Sub-pages只是UBI內部用於存儲頭信息,UBI的API不允許用戶訪問sub-pages,因爲爲了寫一個sub-page的數據,驅動需要對整個page做寫操作,比如寫4個sub-page的時間會4倍於一個page的時間。
UBI headers position
EC header always resides at offset 0 and takes 64 bytes, the VID header resides at the next available min. I/O unit or sub-page, and also takes 64 bytes. For example:
in case of NOR flash which has 1 byte min. I/O unit, the VID header resides at offset 64;
in case of NAND flash which does not have sub-pages, the VID header resides at the second NAND page;
in case of NAND flash which has sub-pages, the VID header resides at the second sub-page.
Flash space overhead
UBI系統本身會佔用一些flash空間,從而用戶能使用的falsh空間會減少:
2 PEBs are used to store the volume table;
1 PEB is reserved for wear-leveling purposes;
1 PEB is reserved for the atomic LEB change operation;
some amount of PEBs is reserved for bad PEB handling; this is applicable for NAND flash, but not for NOR flash; the percentage of reserved PEBs is configurable and is 1% by default;
UBI stores the EC and VID headers at the beginning of each PEB; the amount of bytes used for these purposes depends on the flash type and is explained below.
Lets introduce symbols:
P - total number of physical eraseblocks on the MTD device;
SP - physical eraseblock size;
SL - logical eraseblock size;
B - number of PEBs reserved for bad PEB handling; it is 1% of P for NAND by default, and 0 for NOR and other flash types which do not have bad PEBs;
O - the overhead related to storing EC and VID headers in bytes, i.e. O = SP - SL.

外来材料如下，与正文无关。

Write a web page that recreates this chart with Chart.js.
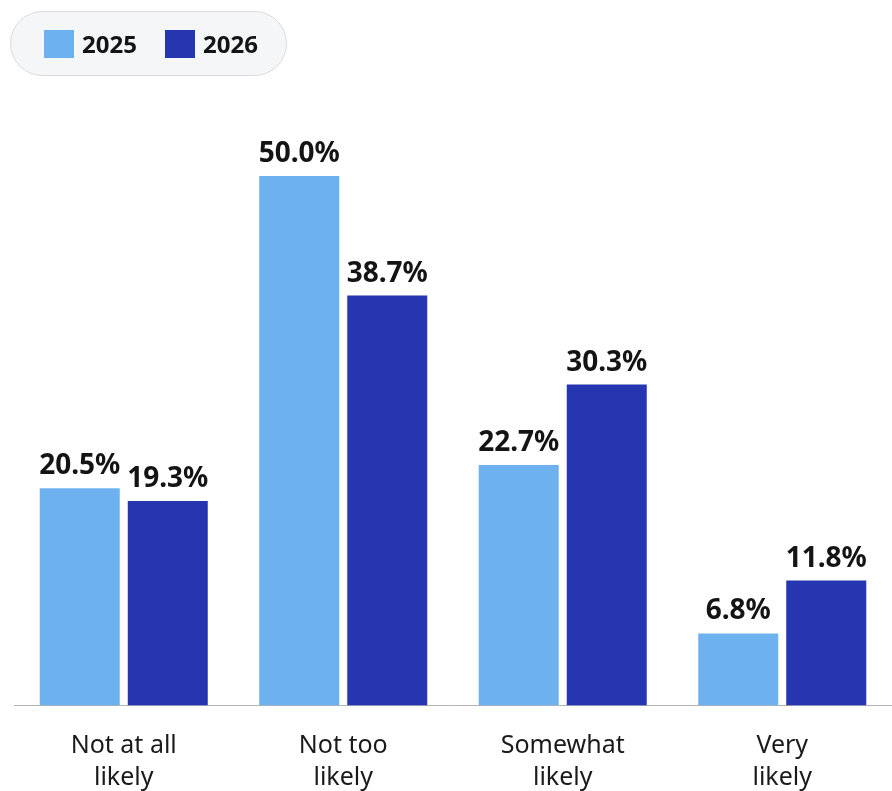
<!DOCTYPE html>
<html>
<head>
<meta charset="utf-8">
<script src="https://cdn.jsdelivr.net/npm/chart.js@4.4.1/dist/chart.umd.min.js"></script>
<style>
  html, body { margin: 0; padding: 0; background: #ffffff; overflow: hidden; }
  #wrap { position: relative; width: 892px; height: 818px; }
  #legend {
    position: absolute; left: 10px; top: 11px; width: 275px; height: 63px;
    border: 1px solid #d9dadc; border-radius: 33px; background: #f5f6f8;
    font-family: "Noto Sans", sans-serif; font-weight: 700; font-size: 24px; color: #141414;
  }
  .item { position: absolute; top: 0; height: 63px; display: flex; align-items: center; }
  .sw { width: 30px; height: 28px; margin-right: 8px; }
</style>
</head>
<body>
<div id="wrap">
  <canvas id="c" width="892" height="818"></canvas>
  <div id="legend"></div>
</div>
<script>
const categories = [["Not at all", "likely"], ["Not too", "likely"], ["Somewhat", "likely"], ["Very", "likely"]];
const seriesNames = ["2025", "2026"];
const values2025 = [20.5, 50.0, 22.7, 6.8];
const values2026 = [19.3, 38.7, 30.3, 11.8];
const colors = ["#6db2ef", "#2536b0"];

// HTML legend
const legend = document.getElementById('legend');
const legendLefts = [33, 154];
seriesNames.forEach((n, i) => {
  const d = document.createElement('div');
  d.className = 'item';
  d.style.left = legendLefts[i] + 'px';
  d.innerHTML = '<span class="sw" style="background:' + colors[i] + '"></span><span>' + n + '</span>';
  legend.appendChild(d);
});

const valueLabels = {
  id: 'valueLabels',
  afterDatasetsDraw(chart) {
    const ctx = chart.ctx;
    ctx.save();
    ctx.font = '700 28px "Noto Sans", sans-serif';
    ctx.fillStyle = '#141414';
    ctx.textAlign = 'center';
    ctx.textBaseline = 'alphabetic';
    chart.data.datasets.forEach((ds, di) => {
      const meta = chart.getDatasetMeta(di);
      meta.data.forEach((el, i) => {
        ctx.fillText(ds.data[i].toFixed(1) + '%', el.x, el.y - 14);
      });
    });
    ctx.restore();
  }
};

new Chart(document.getElementById('c'), {
  type: 'bar',
  data: {
    labels: categories,
    datasets: [
      { label: seriesNames[0], data: values2025, backgroundColor: colors[0] },
      { label: seriesNames[1], data: values2026, backgroundColor: colors[1] }
    ]
  },
  options: {
    responsive: false,
    animation: false,
    devicePixelRatio: 1,
    layout: { padding: { left: 14, right: 0, top: 70, bottom: 0 } },
    datasets: { bar: { barPercentage: 0.909, categoryPercentage: 0.802 } },
    plugins: { legend: { display: false }, tooltip: { enabled: false } },
    scales: {
      x: {
        grid: { display: false, drawTicks: false },
        border: { display: true, color: '#b3b3b3', width: 1 },
        ticks: {
          color: '#1a1a1a', padding: 25, maxRotation: 0, autoSkip: false,
          font: { family: '"Noto Sans", sans-serif', size: 25, lineHeight: 1.25 }
        }
      },
      y: { display: false, min: 0, max: 60 }
    }
  },
  plugins: [valueLabels]
});
</script>
</body>
</html>
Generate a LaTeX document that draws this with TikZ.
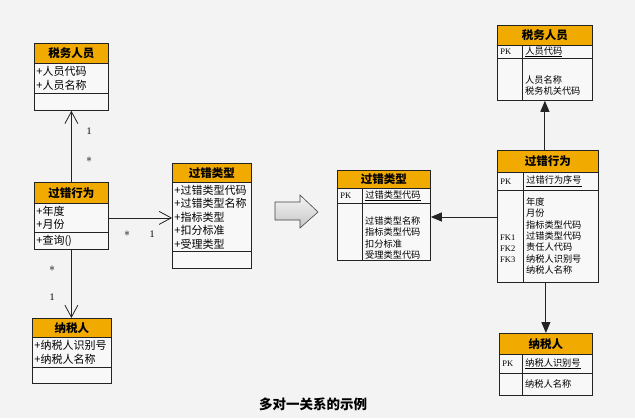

The UBI overhead is (B + 4) SP + O (P - B - 4) i.e., this amount of bytes will not be accessible for users. O is different for different flashes:
in case of NOR flash which has 1 byte minimum input/output unit, O is 128 bytes;
in case of NAND flash which does not have sub-pages (e.g., MLC NAND), O is 2 NAND pages, i.e. 4KiB in case of 2KiB NAND page and 1KiB in case of 512 bytes NAND page;
in case of NAND flash which has sub-pages, UBI optimizes its on-flash layout and puts the EC and VID headers at the same NAND page, but different sub-pages; in this case O is only one NAND page;
for other flashes the overhead should be 2 min. I/O units if the min. I/O unit size is greater or equivalent to 64 bytes, and 2 times 64 bytes aligned to the min. I/O unit size if the min. I/O unit size is less than 64 bytes.
Saving erase counters
使用 UBI文件系統,最重要的是要認識到UBI存儲EC頭在每一個物理擦除塊(PEB)上用以記錄當前塊被擦寫的次數。當然這部分信息也是在做擦寫操作時要避免丟失的。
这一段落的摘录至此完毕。